▸ Task to complete
Pictures aside, quote the whole listing exactly.
[Material provided start]
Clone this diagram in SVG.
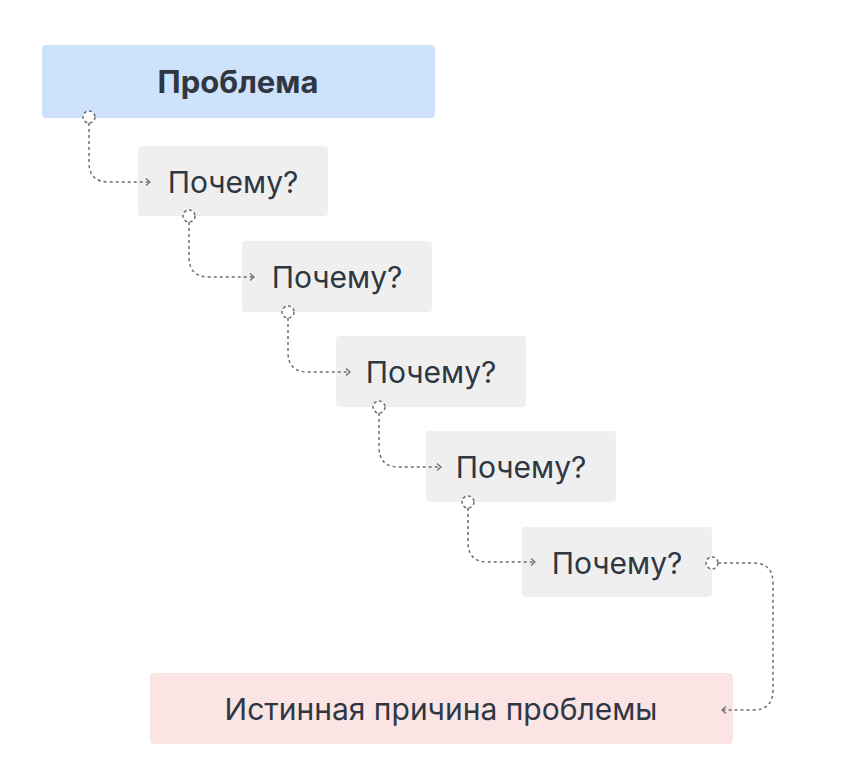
<svg xmlns="http://www.w3.org/2000/svg" width="842" height="770" viewBox="0 0 842 770">
<style>
.t{font-family:Inter,"Noto Sans","Liberation Sans",sans-serif;font-size:30px;fill:#2e3742;text-anchor:middle}
.b{font-weight:700;font-size:31px}
.c{fill:none;stroke:#6f6f6f;stroke-width:1.5;stroke-dasharray:3 3}
.d{fill:#fff;stroke:#6f6f6f;stroke-width:1.5;stroke-dasharray:3 2.5}
.g{fill:#efefef}
</style>
<defs>
<marker id="a" markerWidth="10" markerHeight="10" refX="8" refY="5" orient="auto" markerUnits="userSpaceOnUse">
<path d="M4,1.5 L8,5 L4,8.5" fill="none" stroke="#6f6f6f" stroke-width="1.3"/>
</marker>
</defs>
<rect width="842" height="770" fill="#fff"/>
<g id="problem"><rect x="42" y="45" width="393" height="73" rx="4" fill="#cfe2fb"/><text class="t b" x="238" y="93">Проблема</text></g>
<g id="why1"><rect class="g" x="138" y="146" width="190" height="70" rx="4"/><text class="t" x="233" y="193">Почему?</text></g>
<g id="why2"><rect class="g" x="242" y="241" width="190" height="71" rx="4"/><text class="t" x="337" y="288">Почему?</text></g>
<g id="why3"><rect class="g" x="336" y="336" width="190" height="71" rx="4"/><text class="t" x="431" y="383">Почему?</text></g>
<g id="why4"><rect class="g" x="426" y="431" width="190" height="71" rx="4"/><text class="t" x="521" y="478">Почему?</text></g>
<g id="why5"><rect class="g" x="522" y="527" width="190" height="70" rx="4"/><text class="t" x="617" y="574">Почему?</text></g>
<g id="root"><rect x="150" y="673" width="583" height="71" rx="4" fill="#fbe4e4"/><text class="t" x="441" y="720">Истинная причина проблемы</text></g>
<g id="connectors">
<path class="c" marker-end="url(#a)" d="M89,123 V162 Q89,182 109,182 H150"/>
<path class="c" marker-end="url(#a)" d="M189,222 V257 Q189,277 209,277 H254"/>
<path class="c" marker-end="url(#a)" d="M288,318 V352 Q288,372 308,372 H350"/>
<path class="c" marker-end="url(#a)" d="M379,413 V447 Q379,467 399,467 H441"/>
<path class="c" marker-end="url(#a)" d="M468,508 V542 Q468,562 488,562 H535"/>
<path class="c" marker-end="url(#a)" d="M718,563 H753 Q773,563 773,583 V690 Q773,710 753,710 H722"/>
<circle class="d" cx="89" cy="117" r="6"/>
<circle class="d" cx="189" cy="216" r="6"/>
<circle class="d" cx="288" cy="312" r="6"/>
<circle class="d" cx="379" cy="407" r="6"/>
<circle class="d" cx="468" cy="502" r="6"/>
<circle class="d" cx="712" cy="563" r="6"/>
</g>
</svg>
[Material provided end]
▸ Written solution
Clone this diagram in SVG.
<svg xmlns="http://www.w3.org/2000/svg" width="842" height="770" viewBox="0 0 842 770">
<style>
.t{font-family:Inter,"Noto Sans","Liberation Sans",sans-serif;font-size:30px;fill:#2e3742;text-anchor:middle}
.b{font-weight:700;font-size:31px}
.c{fill:none;stroke:#6f6f6f;stroke-width:1.5;stroke-dasharray:3 3}
.d{fill:#fff;stroke:#6f6f6f;stroke-width:1.5;stroke-dasharray:3 2.5}
.g{fill:#efefef}
</style>
<defs>
<marker id="a" markerWidth="10" markerHeight="10" refX="8" refY="5" orient="auto" markerUnits="userSpaceOnUse">
<path d="M4,1.5 L8,5 L4,8.5" fill="none" stroke="#6f6f6f" stroke-width="1.3"/>
</marker>
</defs>
<rect width="842" height="770" fill="#fff"/>
<g id="problem"><rect x="42" y="45" width="393" height="73" rx="4" fill="#cfe2fb"/><text class="t b" x="238" y="93">Проблема</text></g>
<g id="why1"><rect class="g" x="138" y="146" width="190" height="70" rx="4"/><text class="t" x="233" y="193">Почему?</text></g>
<g id="why2"><rect class="g" x="242" y="241" width="190" height="71" rx="4"/><text class="t" x="337" y="288">Почему?</text></g>
<g id="why3"><rect class="g" x="336" y="336" width="190" height="71" rx="4"/><text class="t" x="431" y="383">Почему?</text></g>
<g id="why4"><rect class="g" x="426" y="431" width="190" height="71" rx="4"/><text class="t" x="521" y="478">Почему?</text></g>
<g id="why5"><rect class="g" x="522" y="527" width="190" height="70" rx="4"/><text class="t" x="617" y="574">Почему?</text></g>
<g id="root"><rect x="150" y="673" width="583" height="71" rx="4" fill="#fbe4e4"/><text class="t" x="441" y="720">Истинная причина проблемы</text></g>
<g id="connectors">
<path class="c" marker-end="url(#a)" d="M89,123 V162 Q89,182 109,182 H150"/>
<path class="c" marker-end="url(#a)" d="M189,222 V257 Q189,277 209,277 H254"/>
<path class="c" marker-end="url(#a)" d="M288,318 V352 Q288,372 308,372 H350"/>
<path class="c" marker-end="url(#a)" d="M379,413 V447 Q379,467 399,467 H441"/>
<path class="c" marker-end="url(#a)" d="M468,508 V542 Q468,562 488,562 H535"/>
<path class="c" marker-end="url(#a)" d="M718,563 H753 Q773,563 773,583 V690 Q773,710 753,710 H722"/>
<circle class="d" cx="89" cy="117" r="6"/>
<circle class="d" cx="189" cy="216" r="6"/>
<circle class="d" cx="288" cy="312" r="6"/>
<circle class="d" cx="379" cy="407" r="6"/>
<circle class="d" cx="468" cy="502" r="6"/>
<circle class="d" cx="712" cy="563" r="6"/>
</g>
</svg>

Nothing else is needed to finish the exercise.